Authority board members Conrad Helsley Jr., chairman of the Shenandoah County Board of Supervisors, and Douglas Walker, county administrator for Shenandoah County, did not attend the meeting.
Rappahannock County County Administrator John McCarthy expressed concern about the plant cost and the option to also pay fees to tap into water and sewer.
"It's always nice to have belts and suspenders and, you know, that way you have that much more confidence but the problem here I think is the price of that confidence," McCarthy said. "It's basically upwards of a million dollars to get a sewer tap as well. For the price of this project that's a huge percentage for the effect it would have on our contingency. It's just awful."
McCarthy lauded Moseley Architects and Patton, Harris, Rust and Associates for coming up with the lower-cost option that does not include sewer tap fees.
Authority board Chairman Douglas Stanley, county administrator for Warren County, noted the entity saves more than $3 million over the next 20 years if it makes the investment upfront. This keeps the per diem rate for inmates down as well, Stanley said.
"Much as I would not operate a sewage treatment plant or have our regional jail operate a sewage treatment plant because it is a bit of a management headache, these kind of numbers are impossible to ignore," McCarthy said.
Warren County Supervisor Daniel Murray Jr. expressed support for the option.

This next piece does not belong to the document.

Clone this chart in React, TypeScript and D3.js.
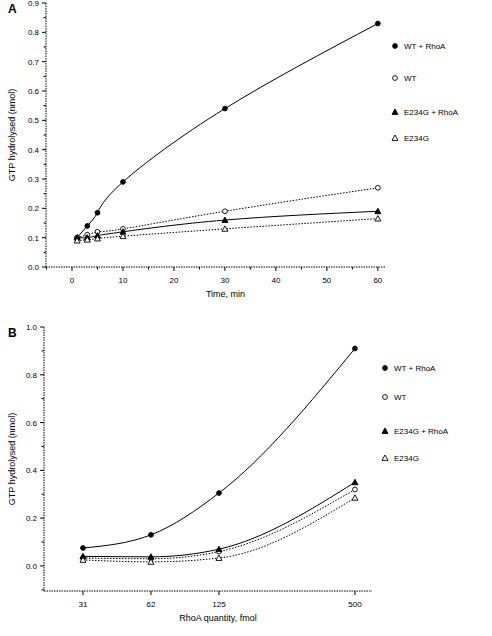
import React from "react";
import * as d3 from "d3";

// Panel A data (time course)
const timeA = [1, 3, 5, 10, 30, 60];
const wtRhoA_A = [0.1, 0.14, 0.185, 0.29, 0.54, 0.83];
const wt_A = [0.1, 0.11, 0.12, 0.13, 0.19, 0.27];
const mutRhoA_A = [0.1, 0.1, 0.107, 0.12, 0.16, 0.19];
const mut_A = [0.09, 0.093, 0.097, 0.105, 0.13, 0.165];
const xTicksA = [0, 10, 20, 30, 40, 50, 60];
const yTicksA = [0, 0.1, 0.2, 0.3, 0.4, 0.5, 0.6, 0.7, 0.8, 0.9];

// Panel B data (RhoA dose)
const rhoB = [31.25, 62.5, 125, 500];
const rhoLabelsB = ["31", "62", "125", "500"];
const wtRhoA_B = [0.075, 0.13, 0.305, 0.91];
const wt_B = [0.033, 0.03, 0.06, 0.32];
const mutRhoA_B = [0.04, 0.038, 0.07, 0.35];
const mut_B = [0.025, 0.017, 0.033, 0.285];
const yTicksB = [0, 0.2, 0.4, 0.6, 0.8, 1.0];

const seriesNames = ["WT + RhoA", "WT", "E234G + RhoA", "E234G"];
const seriesMarkers = ["circle", "circle", "triangle", "triangle"];
const seriesFilled = [true, false, true, false];
const seriesDashed = [false, true, false, true];

const FONT = "Liberation Sans, Arial, sans-serif";

function Marker({ x, y, kind, filled }: any) {
  if (kind === "circle") {
    return <circle cx={x} cy={y} r={2.4} fill={filled ? "#000" : "#fff"} stroke="#000" strokeWidth={0.9} />;
  }
  const s = 3;
  const p = `M${x},${y - s} L${x + s},${y + s * 0.8} L${x - s},${y + s * 0.8} Z`;
  return <path d={p} fill={filled ? "#000" : "#fff"} stroke="#000" strokeWidth={0.9} />;
}

function Panel({ xs, series, x, y, xTicks, xTickLabels, yTicks, xMinor, yMinor, xTitle, yTitle, letter, legendX, legendY, legendGap, curve }: any) {
  const [x0, x1] = x.range();
  const [y0, y1] = y.range();
  const line = d3.line<any>().x((d: any) => x(d[0])).y((d: any) => y(d[1])).curve(curve);
  const yMid = (y0 + y1) / 2;
  return (
    <g>
      <text x={8} y={y1 + 10} fontFamily={FONT} fontWeight="bold" fontSize={12}>{letter}</text>
      <line x1={x0} x2={x1} y1={y0} y2={y0} stroke="#000" strokeWidth={1} strokeDasharray="1.5,1" />
      <line x1={x0} x2={x0} y1={y0} y2={y1} stroke="#000" strokeWidth={1} strokeDasharray="1.5,1" />
      {xTicks.map((t: number, i: number) => (
        <g key={"xt" + i}>
          <line x1={x(t)} x2={x(t)} y1={y0} y2={y0 + 4} stroke="#000" />
          <text x={x(t)} y={y0 + 16} textAnchor="middle" fontFamily={FONT} fontSize={8}>{xTickLabels[i]}</text>
        </g>
      ))}
      {xMinor.map((t: number, i: number) => (
        <line key={"xm" + i} x1={x(t)} x2={x(t)} y1={y0} y2={y0 + 2.5} stroke="#000" />
      ))}
      {yTicks.map((t: number, i: number) => (
        <g key={"yt" + i}>
          <line x1={x0 - 4} x2={x0} y1={y(t)} y2={y(t)} stroke="#000" />
          <text x={x0 - 7} y={y(t) + 3} textAnchor="end" fontFamily={FONT} fontSize={8}>{d3.format(".1f")(t)}</text>
        </g>
      ))}
      {yMinor.map((t: number, i: number) => (
        <line key={"ym" + i} x1={x0 - 2.5} x2={x0} y1={y(t)} y2={y(t)} stroke="#000" />
      ))}
      <text x={(x0 + x1) / 2 + 10} y={y0 + 30} textAnchor="middle" fontFamily={FONT} fontSize={9}>{xTitle}</text>
      <text transform={`translate(15,${yMid}) rotate(-90)`} textAnchor="middle" fontFamily={FONT} fontSize={9}>{yTitle}</text>
      {series.map((vals: number[], si: number) => {
        const pts = xs.map((xx: number, i: number) => [xx, vals[i]]);
        return (
          <g key={"s" + si}>
            <path d={line(pts) || ""} fill="none" stroke="#000" strokeWidth={1} strokeDasharray={seriesDashed[si] ? "1.5,1.5" : undefined} />
            {pts.map((p: number[], i: number) => (
              <Marker key={i} x={x(p[0])} y={y(p[1])} kind={seriesMarkers[si]} filled={seriesFilled[si]} />
            ))}
          </g>
        );
      })}
      {seriesNames.map((n, i) => {
        const ly = legendY + legendGap[i];
        return (
          <g key={"lg" + i}>
            <Marker x={legendX} y={ly} kind={seriesMarkers[i]} filled={seriesFilled[i]} />
            <text x={legendX + 9} y={ly + 3} fontFamily={FONT} fontSize={8}>{n}</text>
          </g>
        );
      })}
    </g>
  );
}

export default function App() {
  const xA = d3.scaleLinear().domain([-5.1, 61.4]).range([46, 385]);
  const yA = d3.scaleLinear().domain([0, 0.9]).range([267, 3]);
  const xB = d3.scaleLog().base(2).domain([21, 595]).range([44, 372]);
  const yB = d3.scaleLinear().domain([-0.105, 1.0]).range([591, 327]);
  const xMinorA = [-5, 5, 15, 25, 35, 45, 55];
  const yMinorA = [0.05, 0.15, 0.25, 0.35, 0.45, 0.55, 0.65, 0.75, 0.85];
  const yMinorB = [-0.1, 0.1, 0.3, 0.5, 0.7, 0.9];
  return (
    <svg width={492} height={636} style={{ position: "absolute", left: 0, top: 0, background: "#fff" }}>
      <rect width={492} height={636} fill="#fff" />
      <Panel
        xs={timeA}
        series={[wtRhoA_A, wt_A, mutRhoA_A, mut_A]}
        x={xA}
        y={yA}
        xTicks={xTicksA}
        xTickLabels={xTicksA.map(String)}
        yTicks={yTicksA}
        xMinor={xMinorA}
        yMinor={yMinorA}
        xTitle="Time, min"
        yTitle="GTP hydrolysed (nmol)"
        letter="A"
        legendX={395}
        legendY={46}
        legendGap={[0, 32, 66, 92]}
        curve={d3.curveNatural}
      />
      <Panel
        xs={rhoB}
        series={[wtRhoA_B, wt_B, mutRhoA_B, mut_B]}
        x={xB}
        y={yB}
        xTicks={rhoB}
        xTickLabels={rhoLabelsB}
        yTicks={yTicksB}
        xMinor={[]}
        yMinor={yMinorB}
        xTitle="RhoA quantity, fmol"
        yTitle="GTP hydrolysed (nmol)"
        letter="B"
        legendX={385}
        legendY={368}
        legendGap={[0, 29, 63, 90]}
        curve={d3.curveMonotoneX}
      />
    </svg>
  );
}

"We have to be fiscally conservative," Murray said. "We have to think of all of our citizens and to be fair."
The authority board sought information on the cost to build and operate a treatment plant on the jail site when Front Royal officials notified members the town would not treat the water used for laundry. Moseley Architects and Patton, Harris, Rust and Associates gave the board options and members directed the firms to perform preliminary designs.
But Carrie Henaghan, project manager with Moseley Architects, advised the board it needs to take action soon so the construction of a treatment plant can be finished by the time the jail reaches substantial completion. Plans call for the jail to open in July 2014.
"So there's not really any room in this schedule to keep delaying without consequences," Henaghan said.
Stanley told the board that Moseley Architects included in the construction documents a requirement that the contractor, Howard Shockey & Sons, check the sewer lines as soon as possible after they pour the foundation. This should help avoid any problems with the sewer system that might delay the opening of the jail, Stanley said. The county ran into problems with its last three large-scale projects -- the Public Safety Building, Skyline High School and Warren County High School -- according to Stanley.
The board also approved an amended agreement with the Stoney Point Sanitary District in Shenandoah County under which the jail buys wastewater treatment credits from the county facility to comply with the Chesapeake Bay Act.